Problem details:
The line holding "from statistics import NormalDist" is the last one to output; start at the first line of the data, keep every line in between exactly, and leave out pictures.

☆ ☆ ☆

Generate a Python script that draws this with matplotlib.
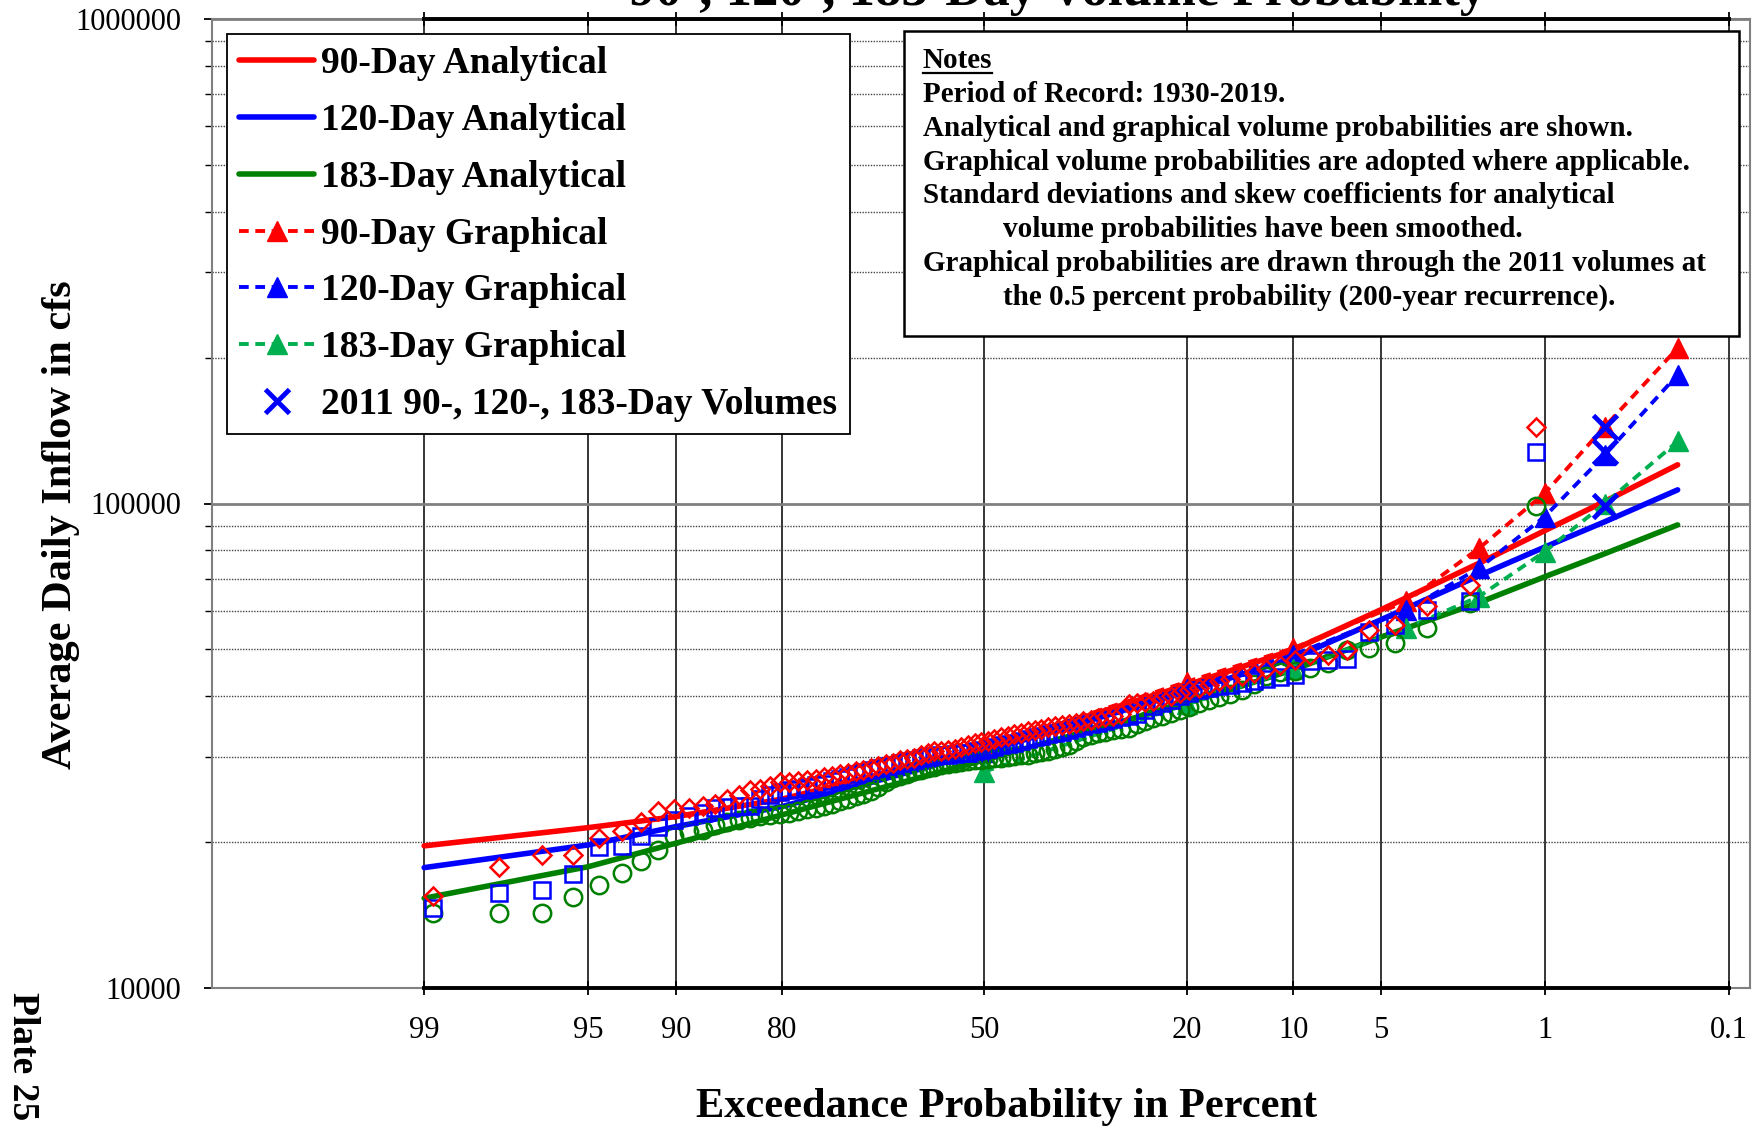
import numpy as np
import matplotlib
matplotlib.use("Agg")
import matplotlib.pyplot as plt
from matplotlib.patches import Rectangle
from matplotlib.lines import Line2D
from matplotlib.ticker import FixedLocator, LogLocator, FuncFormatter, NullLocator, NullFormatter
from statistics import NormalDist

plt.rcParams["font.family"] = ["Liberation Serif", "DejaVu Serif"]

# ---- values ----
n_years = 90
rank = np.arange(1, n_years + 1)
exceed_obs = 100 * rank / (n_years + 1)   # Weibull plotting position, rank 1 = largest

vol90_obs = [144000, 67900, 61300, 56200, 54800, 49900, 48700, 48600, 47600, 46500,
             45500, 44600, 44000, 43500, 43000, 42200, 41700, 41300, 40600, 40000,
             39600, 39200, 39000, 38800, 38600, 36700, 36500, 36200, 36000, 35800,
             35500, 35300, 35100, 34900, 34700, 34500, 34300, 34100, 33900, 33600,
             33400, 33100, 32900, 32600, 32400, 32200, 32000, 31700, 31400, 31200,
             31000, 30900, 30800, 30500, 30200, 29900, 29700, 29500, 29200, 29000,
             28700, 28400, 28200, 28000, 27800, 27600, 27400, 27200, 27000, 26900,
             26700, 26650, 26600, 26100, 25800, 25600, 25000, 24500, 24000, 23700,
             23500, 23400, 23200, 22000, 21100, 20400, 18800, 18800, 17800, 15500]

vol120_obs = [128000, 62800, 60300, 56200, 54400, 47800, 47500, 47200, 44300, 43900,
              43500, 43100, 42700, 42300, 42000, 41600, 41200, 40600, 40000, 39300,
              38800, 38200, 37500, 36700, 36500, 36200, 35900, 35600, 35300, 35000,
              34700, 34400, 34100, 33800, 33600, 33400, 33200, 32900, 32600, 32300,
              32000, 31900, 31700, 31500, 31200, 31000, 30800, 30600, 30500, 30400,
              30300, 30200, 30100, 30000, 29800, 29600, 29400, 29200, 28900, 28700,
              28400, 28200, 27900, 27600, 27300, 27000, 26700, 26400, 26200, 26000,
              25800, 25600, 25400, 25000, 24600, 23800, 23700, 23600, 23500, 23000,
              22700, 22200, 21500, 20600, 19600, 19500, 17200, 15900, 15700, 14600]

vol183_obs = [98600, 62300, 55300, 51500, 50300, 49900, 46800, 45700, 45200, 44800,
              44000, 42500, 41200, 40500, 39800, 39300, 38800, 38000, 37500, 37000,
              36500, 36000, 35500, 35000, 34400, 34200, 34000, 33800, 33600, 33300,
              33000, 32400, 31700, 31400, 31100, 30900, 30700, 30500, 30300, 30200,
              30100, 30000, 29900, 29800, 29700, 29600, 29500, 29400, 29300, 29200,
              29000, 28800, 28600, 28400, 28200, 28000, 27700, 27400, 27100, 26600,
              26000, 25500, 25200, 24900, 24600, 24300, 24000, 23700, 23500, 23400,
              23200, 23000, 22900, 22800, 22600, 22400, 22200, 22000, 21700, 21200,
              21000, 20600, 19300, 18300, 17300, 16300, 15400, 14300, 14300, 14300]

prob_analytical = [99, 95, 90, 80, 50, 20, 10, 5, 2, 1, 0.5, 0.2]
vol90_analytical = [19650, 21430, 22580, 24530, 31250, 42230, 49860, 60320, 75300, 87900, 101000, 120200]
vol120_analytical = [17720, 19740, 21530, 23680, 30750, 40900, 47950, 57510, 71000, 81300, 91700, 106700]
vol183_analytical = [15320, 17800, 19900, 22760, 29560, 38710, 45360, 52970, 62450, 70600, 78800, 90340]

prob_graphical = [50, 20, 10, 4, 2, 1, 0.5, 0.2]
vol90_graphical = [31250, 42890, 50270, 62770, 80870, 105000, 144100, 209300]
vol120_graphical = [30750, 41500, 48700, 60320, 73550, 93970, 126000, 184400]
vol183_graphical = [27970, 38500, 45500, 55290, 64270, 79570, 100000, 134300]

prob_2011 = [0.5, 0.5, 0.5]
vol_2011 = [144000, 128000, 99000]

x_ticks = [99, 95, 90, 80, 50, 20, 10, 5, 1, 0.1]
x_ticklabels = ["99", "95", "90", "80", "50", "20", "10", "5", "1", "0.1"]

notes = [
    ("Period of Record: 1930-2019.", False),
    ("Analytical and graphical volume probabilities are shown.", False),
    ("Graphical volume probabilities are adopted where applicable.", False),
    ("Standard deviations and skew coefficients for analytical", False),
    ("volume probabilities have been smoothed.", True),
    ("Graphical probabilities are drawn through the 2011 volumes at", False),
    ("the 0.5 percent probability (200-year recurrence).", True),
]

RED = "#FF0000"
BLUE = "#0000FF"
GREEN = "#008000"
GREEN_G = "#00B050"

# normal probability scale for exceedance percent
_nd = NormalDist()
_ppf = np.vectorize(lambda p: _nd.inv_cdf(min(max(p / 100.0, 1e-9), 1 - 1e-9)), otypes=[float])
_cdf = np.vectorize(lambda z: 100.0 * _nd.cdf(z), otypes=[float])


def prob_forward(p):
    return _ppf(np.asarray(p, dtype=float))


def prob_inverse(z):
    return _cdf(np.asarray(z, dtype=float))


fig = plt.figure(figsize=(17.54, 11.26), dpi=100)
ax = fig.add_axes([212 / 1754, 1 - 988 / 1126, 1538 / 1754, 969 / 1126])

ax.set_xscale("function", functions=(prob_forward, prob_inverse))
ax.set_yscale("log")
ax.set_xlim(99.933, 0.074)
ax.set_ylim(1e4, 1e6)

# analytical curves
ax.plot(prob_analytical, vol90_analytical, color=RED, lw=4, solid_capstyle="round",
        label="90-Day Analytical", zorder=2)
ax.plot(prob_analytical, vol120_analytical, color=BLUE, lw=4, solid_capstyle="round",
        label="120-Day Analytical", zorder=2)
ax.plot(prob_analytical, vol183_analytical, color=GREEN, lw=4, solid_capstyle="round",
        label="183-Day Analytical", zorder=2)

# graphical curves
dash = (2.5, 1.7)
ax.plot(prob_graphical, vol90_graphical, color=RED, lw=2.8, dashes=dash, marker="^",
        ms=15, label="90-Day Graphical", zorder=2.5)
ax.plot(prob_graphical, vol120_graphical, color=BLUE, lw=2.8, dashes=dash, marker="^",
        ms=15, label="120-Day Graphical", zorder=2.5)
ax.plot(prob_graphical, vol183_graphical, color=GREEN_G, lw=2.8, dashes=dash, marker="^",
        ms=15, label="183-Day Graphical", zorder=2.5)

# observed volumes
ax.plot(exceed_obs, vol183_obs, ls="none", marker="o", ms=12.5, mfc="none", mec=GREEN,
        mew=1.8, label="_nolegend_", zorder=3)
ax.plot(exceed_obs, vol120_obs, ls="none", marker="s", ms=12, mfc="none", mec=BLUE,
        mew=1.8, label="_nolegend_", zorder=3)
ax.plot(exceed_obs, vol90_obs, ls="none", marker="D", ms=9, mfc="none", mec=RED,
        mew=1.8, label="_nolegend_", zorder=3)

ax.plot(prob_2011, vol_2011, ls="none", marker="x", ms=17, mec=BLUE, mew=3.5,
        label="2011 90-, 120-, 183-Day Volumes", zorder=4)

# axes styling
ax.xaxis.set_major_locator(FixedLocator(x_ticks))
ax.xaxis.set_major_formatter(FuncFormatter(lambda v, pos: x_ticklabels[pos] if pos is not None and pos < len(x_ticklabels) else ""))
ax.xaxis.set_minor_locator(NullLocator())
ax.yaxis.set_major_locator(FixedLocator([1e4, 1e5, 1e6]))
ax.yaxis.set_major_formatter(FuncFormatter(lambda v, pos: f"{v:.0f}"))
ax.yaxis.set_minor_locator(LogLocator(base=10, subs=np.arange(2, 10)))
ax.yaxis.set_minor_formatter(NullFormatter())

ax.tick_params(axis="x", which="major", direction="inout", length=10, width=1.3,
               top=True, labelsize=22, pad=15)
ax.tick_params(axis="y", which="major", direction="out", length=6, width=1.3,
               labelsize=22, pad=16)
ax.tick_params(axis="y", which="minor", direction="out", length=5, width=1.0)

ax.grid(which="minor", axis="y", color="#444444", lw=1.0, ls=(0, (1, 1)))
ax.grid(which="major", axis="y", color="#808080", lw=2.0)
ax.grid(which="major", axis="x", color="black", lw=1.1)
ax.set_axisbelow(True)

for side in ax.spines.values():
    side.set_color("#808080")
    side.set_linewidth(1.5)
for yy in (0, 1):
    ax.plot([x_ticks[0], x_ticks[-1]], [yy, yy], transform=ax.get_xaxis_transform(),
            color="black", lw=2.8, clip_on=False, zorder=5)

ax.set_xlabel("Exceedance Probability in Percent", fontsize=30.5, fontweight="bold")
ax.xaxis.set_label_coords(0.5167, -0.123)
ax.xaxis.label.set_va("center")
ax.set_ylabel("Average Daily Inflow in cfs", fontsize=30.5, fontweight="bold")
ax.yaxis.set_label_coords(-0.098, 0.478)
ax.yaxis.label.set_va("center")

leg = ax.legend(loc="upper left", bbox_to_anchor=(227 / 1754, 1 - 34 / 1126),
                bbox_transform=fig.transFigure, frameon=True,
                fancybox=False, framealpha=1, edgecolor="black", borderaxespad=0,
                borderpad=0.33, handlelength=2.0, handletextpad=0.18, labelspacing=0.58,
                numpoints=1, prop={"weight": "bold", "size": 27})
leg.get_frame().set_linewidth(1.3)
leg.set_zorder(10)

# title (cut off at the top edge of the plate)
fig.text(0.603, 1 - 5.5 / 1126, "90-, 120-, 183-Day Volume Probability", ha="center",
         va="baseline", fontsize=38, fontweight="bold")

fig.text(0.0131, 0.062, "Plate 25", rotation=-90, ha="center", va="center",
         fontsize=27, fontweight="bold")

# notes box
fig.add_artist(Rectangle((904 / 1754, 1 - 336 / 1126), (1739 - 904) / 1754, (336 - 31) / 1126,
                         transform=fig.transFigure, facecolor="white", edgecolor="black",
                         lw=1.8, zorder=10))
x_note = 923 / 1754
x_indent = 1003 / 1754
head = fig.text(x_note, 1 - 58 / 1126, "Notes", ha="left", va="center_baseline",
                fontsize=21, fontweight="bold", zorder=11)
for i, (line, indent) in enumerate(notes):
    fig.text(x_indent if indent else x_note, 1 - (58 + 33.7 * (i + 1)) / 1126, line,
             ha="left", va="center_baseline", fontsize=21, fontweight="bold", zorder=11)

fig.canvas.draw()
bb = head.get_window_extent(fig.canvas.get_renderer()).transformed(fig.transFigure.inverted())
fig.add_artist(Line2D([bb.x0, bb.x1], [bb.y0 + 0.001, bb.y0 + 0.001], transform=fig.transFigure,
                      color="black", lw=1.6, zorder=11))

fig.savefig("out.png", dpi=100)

☆ ☆ ☆

Response to the exercise:
Generate a Python script that draws this with matplotlib.
import numpy as np
import matplotlib
matplotlib.use("Agg")
import matplotlib.pyplot as plt
from matplotlib.patches import Rectangle
from matplotlib.lines import Line2D
from matplotlib.ticker import FixedLocator, LogLocator, FuncFormatter, NullLocator, NullFormatter
from statistics import NormalDist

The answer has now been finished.